Outre les modalités de ces rites, l’âge auquel on y a recours a parfois changé. Ainsi, du point de vue spirituel et même psychologique, l’être humain « moderne » reste souvent adolescent jusqu’au « mitan de sa vie ». Certains attendront même la retraite pour remettre en question le personnage auquel ils se sont identifiés dans leur rôle professionnel ou familial. Plus on remet le passage, plus il est difficile à négocier.

La crise du milieu de vie constitue un des grands rites de passage de l’humanité d’aujourd’hui. Comme le faisait remarquer le mythologue Joseph Campbell : « Il n’y a peut-être rien de pire que d’atteindre le haut de l’échelle et de s’apercevoir qu’on s’est trompé de mur ». Dans une culture où l’ascension sociale et matérielle est l’obsession la plus répandue, le quadragénaire se pose donc la question du haut des échelles qu’il a fièrement gravies : « Et si je m’étais trompé de mur ? » S’amorce alors un rite de passage qui ne requiert aucun silex pour tailler les chairs et montrer qu’on a « payé le prix ». Il consiste à descendre de son perchoir pour se mettre à la recherche du moi véritable auquel on a faussé compagnie en passant l’âge dit « de raison », vers cinq ou six ans.

Les anciennes blessures, comme des abcès au cœur de la psyché avec séquelles dans le corps physique, datent en effet, le plus souvent, de la période appelée « éducation ». « Amputation » conviendrait généralement mieux. Comment, en effet, désigner autrement l’élagage systématique des rameaux de l’enfant pour y insérer des greffons idéologiquement corrects et en faire un adulte « normal », c’est-à-dire qui répond aux normes ? Yves Duteil fait écho à ces amputations de manière touchante dans une de ses chansons : « On ne sait pas toujours à quel point les enfants gardent de leurs blessures le souvenir longtemps… ».

L’enfance et l’éducation ne sont pas nos seules périodes de dépeçage.

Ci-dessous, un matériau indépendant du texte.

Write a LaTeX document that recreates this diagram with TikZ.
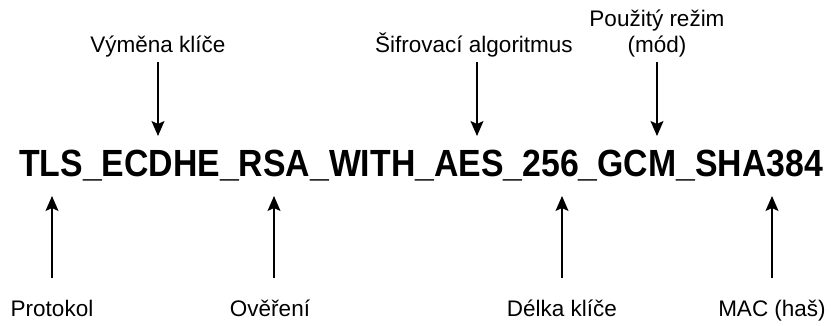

Les aléas de la vie nous entaillent aussi de multiples façons et la liste est longue des blessures que nous ne savons pas toujours traverser pour les rendre « initiatiques », c’est-à-dire pour en faire les passages salutaires qu’elles peuvent devenir.

Louis Lavelle résume ainsi cette mystérieuse transmutation : « Chacun de nous, sans doute, ne songe qu’à rejeter la douleur au moment où elle l’assaille ; mais quand il fait un retour sur sa vie passée, alors il s’aperçoit que ce sont les douleurs qu’il a éprouvées qui ont exercé sur lui l’action la plus grande ; elles l’ont marqué : elles ont aussi donné à sa vie son sérieux et sa profondeur ; c’est d’elles aussi qu’il a tiré sur le monde où il est appelé à vivre et sur la signification de sa destinée les enseignements les plus essentiels ». Khalil Gibran le dit de manière plus lyrique dans « Le Prophète » : « Plus profondément le chagrin creusera votre être, plus vous pourrez contenir de joie. »

Pour faire de toute crise existentielle un rite de passage, il est bon de se poser à soi-même la question que le chevalier Perceval pose au vieux roi malade dans la légende du Graal : « Qu’est-ce qui te trouble ? » Autrement dit, « quelle blessure en moi demande à être transformée en passage ? » Le Graal n’est pas seulement une coupe, il est aussi une porte à franchir qui s’ouvre sur un nouveau chemin. On aura remarqué que cette question ne porte pas sur l’arme de la blessure, encore moins sur l’agresseur qui a porté les coups, mais sur la blessure elle-même et sur celui qui saigne. Le passage amorcé dans la question du Graal commence par un abandon du blâme au profit de la compassion qui, bien ordonnée, comme sa sœur la charité, commence par soi-même.

Par une mystérieuse alchimie, le cœur brisé devient alors cœur ouvert, l’ennemi devient professeur, et l’initié se met en marche avec l’esprit du débutant.